Continuing a recent string of faculty departures, the Department of History will lose two more long-time professors over the next year. Professor Emeritus of History Abbott Gleason, who specializes in modern European history, will leave at the end of the semester, and Pulitzer Prize-winning Professor of History Gordon Wood will retire next spring after 36 years of teaching at Brown.

According to several professors in the department, the abnormally high level of turnover is due mainly to faculty retiring.

"I admit there has been quite a lot of turnover in recent years," said Professor of History Timothy Harris, who has recently served as chair of the department.

James McClain, professor of history and the department's current chair, said he believes the high turnover does not reflect poorly on the quality of Brown's history department but is instead the result of a coincidence: many of Brown's history professors have reached retirement age in the past few years or will reach it in the next few years.

"Of the last 10 people who left, eight were in that category," McClain said. The other two professors who left Brown chose to take positions at other universities. Volker Berghahn, a professor of modern German history, accepted a position at Columbia University. Sumit Guha, who specializes in South Asian history, left for Rutgers, the State University of New Jersey.
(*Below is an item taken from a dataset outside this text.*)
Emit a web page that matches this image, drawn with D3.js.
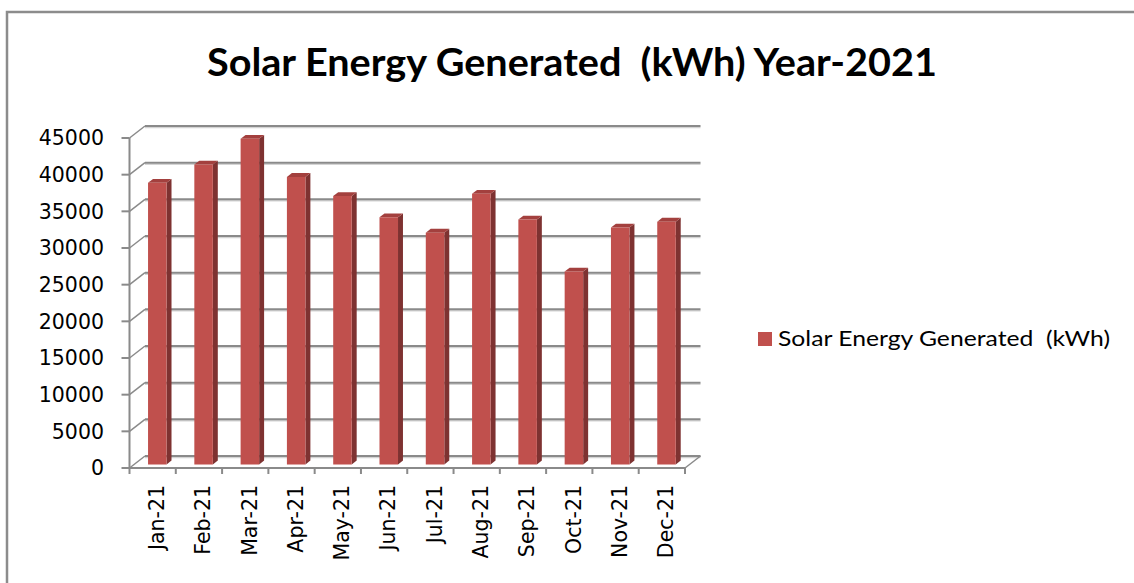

According to McClain, Guha left Brown because his wife received tenure at Rutgers.

As older professors retire or leave, the department is working hard to find replacements to fill holes left in the curriculum while maintaining high standards of teaching, Harris said.

"The department is actively trying to fill all its vacant positions. We've had a number of job searches each year over the past few years," Harris said. He added that the department has recently hired replacements not only for departing faculty members, but also professors to fill new positions.

"So we actually have a much larger faculty now than we did when I first came to Brown (in 1986)," Harris said.

"(The recent turnover rate) is so noticeable because in fact there was very little turnover in the history department for so many years before then," Harris said.

History concentrator Jesse Cohen '07 said the high turnover rate has not affected his own academic career, though he does regret losing the opportunity to take a class with Gleason.

David Beyer '07, also a history concentrator, said he cares less about the department's attempts to hire new faculty than the fact that students will lose the opportunity to take classes with high-profile professors like Wood.

"When you take a class with a new professor, it's a risk because no one can tell you anything about them," Beyer said. He said he considers himself lucky to have had the opportunity to take courses taught by Wood.

"I'm on the cusp - I'm getting the last of the good history department," he said, adding that he views the future of the department as bleak.

"People consult me about whether to concentrate in history, and I'm advising them against it," Beyer said. "How can I recommend it, not knowing who the professors will be?" He said even if the department hires highly qualified new professors, it will take some time before individual courses and the concentration as a whole are once again up to par because "it takes a while for new professors to get in sync with the school."

In the meantime, Beyer said he can only suggest taking as many well-known courses as possible while they are still offered.

"The legendary professors are just disappearing," he said. "It's becoming a defunct department."